Author: Scott Westerfeld
Publisher: Simon Pulse
Publishing Date: September 23rd, 2014
Rating: 3.5/5 stars
I really, really found Afterworlds interesting, though I have mixed feelings about this book. On one hand, I completely adored its wit, cleverness, coming-of-age vibes, and its satiric approach to the YA-publishing world. It is so cheeky, brilliant, and so meta. But on the other, I have my reservations about certain things, like the execution, the ending, and the characters.
When I said it is so meta, I'm not kidding! It's literally a YA book written by a YA author about a YA author writing her YA book, and the YA book she is writing is interluded in between chapters. The book also gives light to a lot of discussions on issues about writing, publishing, reviews, sales, marketing, book tours, and how challenging it is to enter this industry. There's some bit of how you reconcile with your publisher telling you to change your ending so that the book would sell more, and at the same time compromising your artistic license to your work. There's some worrying of how another YA author's protagonist who likes to put stuff on fire is too risky and might not be well-received by audiences. There's some stuff about how much research authors put into their work, with one of the YA authors literally locking herself in the trunk of a car while it's moving just to make her writing more realistic. And it works! There are a lot more stuff you'd learn from reading this book and I was so amazed at how honest it all is.

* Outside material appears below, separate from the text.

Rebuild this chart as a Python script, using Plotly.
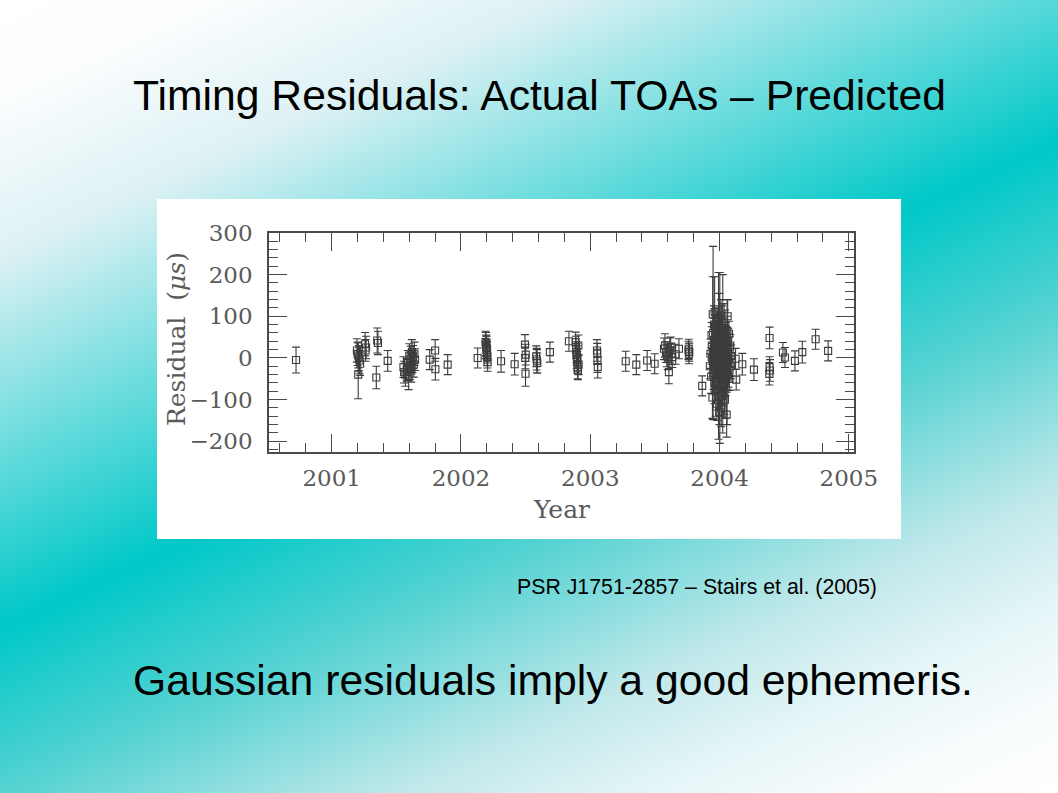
import numpy as np
import plotly.graph_objects as go

# ---------------- data ----------------
toa_year = [
    2000.724,
    2001.195, 2001.200, 2001.205, 2001.210, 2001.215, 2001.220, 2001.205,
    2001.258, 2001.262, 2001.266,
    2001.352, 2001.358, 2001.345,
    2001.433,
    2001.555, 2001.560, 2001.570, 2001.580, 2001.590, 2001.595, 2001.600, 2001.605,
    2001.610, 2001.615, 2001.620, 2001.625, 2001.630, 2001.635, 2001.640, 2001.645,
    2001.758, 2001.800, 2001.802, 2001.897,
    2002.129,
    2002.190, 2002.193, 2002.196, 2002.198, 2002.200, 2002.202, 2002.204, 2002.206,
    2002.195, 2002.201,
    2002.310, 2002.415,
    2002.495, 2002.497, 2002.499, 2002.501,
    2002.582, 2002.585, 2002.588, 2002.590,
    2002.688, 2002.835,
    2002.887, 2002.890, 2002.893, 2002.896, 2002.899, 2002.902, 2002.905, 2002.908,
    2002.895, 2002.900, 2002.910,
    2003.052, 2003.054, 2003.056, 2003.058,
    2003.274, 2003.356, 2003.440, 2003.498,
    2003.570, 2003.578, 2003.585, 2003.592, 2003.600, 2003.608, 2003.615, 2003.622,
    2003.628, 2003.634,
    2003.660, 2003.686, 2003.760, 2003.763, 2003.766, 2003.762,
    2003.866,
    2003.925, 2003.930, 2003.935, 2003.940, 2003.945, 2003.947, 2003.950, 2003.952,
    2003.955, 2003.958, 2003.960, 2003.962, 2003.965, 2003.967, 2003.970, 2003.972,
    2003.975, 2003.977, 2003.980, 2003.982, 2003.985, 2003.987, 2003.990, 2003.992,
    2003.995, 2003.997, 2004.000, 2004.002, 2004.005, 2004.007, 2004.010, 2004.012,
    2004.015, 2004.017, 2004.020, 2004.022, 2004.025, 2004.027, 2004.030, 2004.032,
    2004.035, 2004.037, 2004.040, 2004.042, 2004.045, 2004.047, 2004.050, 2004.052,
    2004.055, 2004.057, 2004.060, 2004.062, 2004.065, 2004.067, 2004.070, 2004.073,
    2004.077, 2004.080, 2004.085, 2004.090,
    2003.948, 2003.953, 2003.957, 2003.963, 2003.968, 2003.973, 2003.978, 2003.983,
    2003.988, 2003.993, 2003.998, 2004.003, 2004.008, 2004.013, 2004.018, 2004.023,
    2004.028, 2004.033, 2004.038, 2004.043, 2004.048, 2004.053, 2004.058, 2004.063,
    2004.068, 2003.943, 2003.938, 2004.075, 2004.083, 2004.088,
    2004.124, 2004.129, 2004.176, 2004.266,
    2004.387, 2004.387, 2004.390, 2004.385,
    2004.490, 2004.506, 2004.583, 2004.640, 2004.743, 2004.840,
]

residual_us = [
    -5,
    18, 10, 6, 0, -6, -14, -40,
    33, 18, 25,
    42, 36, -47,
    -7,
    -22, -34, -40, -28, -12, -46, 6, -20,
    -2, -30, 14, -8, 2, -16, 10, -4,
    -4, 18, -27, -16,
    0,
    38, 33, 30, 24, 18, 10, 2, -10,
    26, 14,
    -8, -15,
    32, 0, -38, 8,
    4, -3, -8, -12,
    14, 40,
    38, 26, 14, 2, -10, -22, -30, 30,
    8, -4, -16,
    18, 10, -7, -22,
    -8, -16, -6, -14,
    22, 30, 14, 6, -2, -34, 18, 26,
    10, 2,
    9, 22, 18, 10, 14, 22,
    -67,
    -20, 10, -45, 30, -95, 105, 60, -10,
    0, 40, -60, 110, -30, 20, -80, 75,
    -5, 50, -110, 15, -40, 90, -20, 5,
    -65, 35, -130, 0, 60, -15, 100, -50,
    25, -90, 70, -25, 10, -70, 45, -5,
    85, -35, 20, -100, 55, -55, 0, 30,
    -136, -20, 65, -45, 15, 40, -10, 58,
    -30, 25, -15, 5,
    15, -35, 80, -15, 45, -50, 25, -75,
    60, -8, 95, -40, 30, -120, 5, 50,
    -60, 20, -85, 70, -25, 40, -10, 100,
    -40, 0, 55, -50, 30, -20,
    -2, -52, -15, -28,
    48, -22, -30, -38,
    13, 1, -7, 14, 45, 17,
]

error_us = [
    31,
    28, 28, 30, 30, 32, 28, 58,
    28, 26, 27,
    30, 28, 27,
    25,
    25, 26, 28, 27, 30, 30, 28, 32,
    30, 28, 30, 27, 28, 30, 28, 26,
    24, 26, 26, 24,
    24,
    26, 28, 25, 27, 26, 28, 26, 22,
    27, 26,
    26, 26,
    24, 26, 30, 25,
    25, 26, 28, 24,
    24, 24,
    24, 26, 25, 27, 26, 28, 22, 25,
    26, 27, 24,
    26, 25, 28, 26,
    24, 24, 24, 24,
    26, 28, 25, 27, 26, 28, 30, 24,
    26, 25,
    24, 24, 22, 24, 22, 23,
    24,
    30, 35, 40, 45, 50, 90, 208, 40,
    30, 55, 50, 85, 35, 30, 60, 45,
    25, 40, 40, 60, 30, 30, 45, 200,
    35, 30, 30, 205, 50, 30, 40, 45,
    35, 50, 60, 28, 190, 40, 35, 30,
    45, 55, 30, 45, 30, 35, 40, 28,
    54, 30, 35, 30, 28, 30, 28, 30,
    28, 26, 28, 26,
    35, 40, 45, 30, 60, 35, 30, 50,
    40, 28, 60, 35, 30, 45, 120, 35,
    40, 30, 50, 45, 30, 35, 150, 40,
    30, 35, 30, 28, 26, 30,
    25, 25, 26, 26,
    26, 25, 26, 27,
    24, 24, 24, 26, 24, 24,
]

x_tick_years = [2001, 2002, 2003, 2004, 2005]
y_tick_values = [-200, -100, 0, 100, 200, 300]

# ---------------- style constants ----------------
W, H = 1058, 793
INK = "#222222"
AXIS_GREY = "#4a4a4a"
LABEL_GREY = "#5a5a5a"
SERIF = "DejaVu Serif"
SANS = "Liberation Sans, Arial, sans-serif"

# diagonal slide gradient (decoration only)
gx = np.linspace(0, W, 54)
gy = np.linspace(0, H, 41)
gz = [[0.46 * xv + yv for xv in gx] for yv in gy]
grad_scale = [
    [0.00, "#FFFFFF"], [0.08, "#FBFDFE"], [0.20, "#DDF1F4"],
    [0.49, "#00C8C8"], [0.62, "#55D2D2"], [0.76, "#BFE8EA"],
    [0.85, "#E5F5F7"], [0.93, "#F8FCFD"], [1.00, "#FFFFFF"],
]

fig = go.Figure()

fig.add_trace(go.Heatmap(
    x=gx, y=gy, z=gz, zmin=0, zmax=0.46 * W + H,
    colorscale=grad_scale, showscale=False, zsmooth="best",
    hoverinfo="skip", xaxis="x", yaxis="y",
))

# white box behind the figure
fig.add_trace(go.Heatmap(
    x=[0, 1], y=[0, 1], z=[[0]], colorscale=[[0, "white"], [1, "white"]],
    showscale=False, hoverinfo="skip", xaxis="x2", yaxis="y2",
))

fig.add_trace(go.Scatter(
    x=toa_year, y=residual_us, mode="markers",
    marker=dict(symbol="square-open", size=7, color=INK, line=dict(width=1.1, color=INK)),
    error_y=dict(type="data", array=error_us, visible=True, color=INK, thickness=1.1, width=4),
    opacity=0.88, xaxis="x3", yaxis="y3", showlegend=False,
))

# plot frame geometry (pixels in the slide)
fl, fr, ft, fb = 269, 854, 233, 451.7
bl, br, bt, bb = 157, 901, 199, 539

tickfont = dict(family=SERIF, size=23, color=LABEL_GREY)

fig.update_layout(
    width=W, height=H,
    margin=dict(l=0, r=0, t=0, b=0, pad=0),
    paper_bgcolor="white",
    plot_bgcolor="rgba(0,0,0,0)",
    showlegend=False,
    xaxis=dict(domain=[0, 1], range=[0, W], visible=False, fixedrange=True, anchor="y"),
    yaxis=dict(domain=[0, 1], range=[H, 0], visible=False, fixedrange=True, anchor="x"),
    xaxis2=dict(domain=[bl / W, br / W], range=[0, 1], visible=False, fixedrange=True, anchor="y2"),
    yaxis2=dict(domain=[1 - bb / H, 1 - bt / H], range=[0, 1], visible=False, fixedrange=True, anchor="x2"),
    xaxis3=dict(
        anchor="y3", automargin=False, fixedrange=True,
        domain=[fl / W, fr / W], range=[2000.515, 2005.04],
        tickmode="array", tickvals=x_tick_years, ticktext=[str(v) for v in x_tick_years],
        ticks="inside", ticklen=18, tickwidth=1.2, tickcolor=AXIS_GREY,
        minor=dict(dtick=0.2, tick0=2000.0, ticks="inside", ticklen=9,
                   tickwidth=1.1, tickcolor=AXIS_GREY),
        showline=True, linecolor=AXIS_GREY, linewidth=1.6, mirror="allticks",
        showgrid=False, zeroline=False, tickfont=tickfont, ticklabelstandoff=5,
    ),
    yaxis3=dict(
        anchor="x3", automargin=False, fixedrange=True,
        domain=[1 - fb / H, 1 - ft / H], range=[-225, 300],
        tickmode="array", tickvals=y_tick_values,
        ticktext=[str(v).replace("-", "\u2212") for v in y_tick_values],
        ticks="inside", ticklen=18, tickwidth=1.2, tickcolor=AXIS_GREY,
        minor=dict(dtick=20, tick0=0, ticks="inside", ticklen=9,
                   tickwidth=1.1, tickcolor=AXIS_GREY),
        showline=True, linecolor=AXIS_GREY, linewidth=1.6, mirror="allticks",
        showgrid=False, zeroline=False, tickfont=tickfont, ticklabelstandoff=10,
    ),
)

annots = [
    dict(text="Timing Residuals: Actual TOAs \u2013 Predicted", x=539 / W, y=1 - 95 / H,
         font=dict(family=SANS, size=42.7, color="black")),
    dict(text="PSR J1751-2857 \u2013 Stairs et al. (2005)", x=697 / W, y=1 - 587 / H,
         font=dict(family=SANS, size=21.3, color="black")),
    dict(text="Gaussian residuals imply a good ephemeris.", x=552.5 / W, y=1 - 680 / H,
         font=dict(family=SANS, size=42.7, color="black")),
    dict(text="Year", x=561 / W, y=1 - 509 / H,
         font=dict(family=SERIF, size=25, color=LABEL_GREY)),
    dict(text="Residual  (<i>\u03bcs</i>)", x=176 / W, y=1 - 339 / H, textangle=-90,
         font=dict(family=SERIF, size=25, color=LABEL_GREY)),
]
for a in annots:
    fig.add_annotation(xref="paper", yref="paper", showarrow=False,
                       xanchor="center", yanchor="middle", **a)

fig.write_html("out.html", config={"displayModeBar": False},
               post_script="document.body.style.margin='0';document.body.style.overflow='hidden';")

The issue of cultural appropriation is also made into great discussion, with the protagonist, Darcy, worrying about how one of her characters is based on a Hindu death God. Being Indian and not being religious at all, she worries that she may be exploiting her religion just for the purpose of having a hot YA character. There's some discussion of how Darcy making Yama a Hindu death god erases Hinduism from the world of her book by not acknowledging him as being part of the religion. The same way that Angelina Jolie movies are a parallel world where Angelina Jolie does not exist. I found that point pretty valid and thought it made a lot of sense. And yet, it was also interesting how Darcy herself is of Indian heritage but does not practice the religion and is basically white on the inside. Could this have been done intentionally as a way of mocking other YA novels that feature nonwhite people who are actually pretty white on the inside?
That aside, the characters in the Dary at New York story are fantastic- Imogen the love interest who's quite spunky and just super cool, Nisha, Darcy's sister who is incredibly smart with math and computes all her money and budget, Kiralee and all the other authors, who I feel like are based off real people and everything they say or do in the book are probably inside jokes or references. The only one I didn't like is the protagonist, Darcy, unfortunately. It is pretty annoying but true how everyone in the book tells her how lucky she is to be 17 and land a book deal but I hated how irresponsible she is with what she has, throwing away everything especially with money and college stuff. I know it seems surreal and overwhelming to land a book deal but I hated how Darcy feels like it's necessary to spend all that amount of money on an overpriced apartment just because the lighting and ambiance is good for her writing, and using up all the money on eating expensive Chinese noodles, even if she knows she is under a tight budget. She doesn't even care that maybe there's a slight chance her book flops and she has nowhere to go, having spent all her money, missing her apartment lease, and not securing a college. It was frustrating when she spent almost the whole of the book jumping to ridiculous conclusions, missing deadlines, not writing because she's too busy obsessing over her new girlfriend and just being a whiny brat. And in the end, everything still works out for her despite all her shortcomings, and I found that truly a big insult to writers who actually work hard to get their book published.
And now, going to the Afterworlds part. The Afterworlds part of the book has a strong beginning, and I was rather intrigued with the concept of crossing over and seeing ghosts. However, towards the middle I quickly lost interest reading it and I found the characters forgettable. Lizzie, Yamaraj and Mindy all fleeted in my mind; they weren't particularly engaging and didn't hold my interest very long. The world building felt lacking and lackluster, and I didn't seem to picture it out as distinctly in my head as I had hoped. The Indian mythology is something that I wanted to see more in detail and description, but instead it felt weak and flat. In the end I couldn't find myself looking forward to reading Untitled Patel. I thought the premise held great promise that was only contrived because it is split with the Darcy in New York story. If Scott Westerfeld did this as a standalone, maybe it could've been better developed. I don't really have much to say about this part because honestly, I found it boring and the ending was just underwhelming.
Overall, I enjoyed the Darcy at New York part more than the Afterworlds part, and I found it a curious blend between the two worlds. It was interesting to see the perspective of the author writing a book I'm reading and I felt like it is something non-authors and readers would enjoy. However, I'm not so sure about the overall critique or message the story is trying to say. Is it a parody? Is it a critique of the YA publishing world? The concept is very nice, but the execution could be improved. Is it exceptional? No. But is it worth checking out? Then, yes.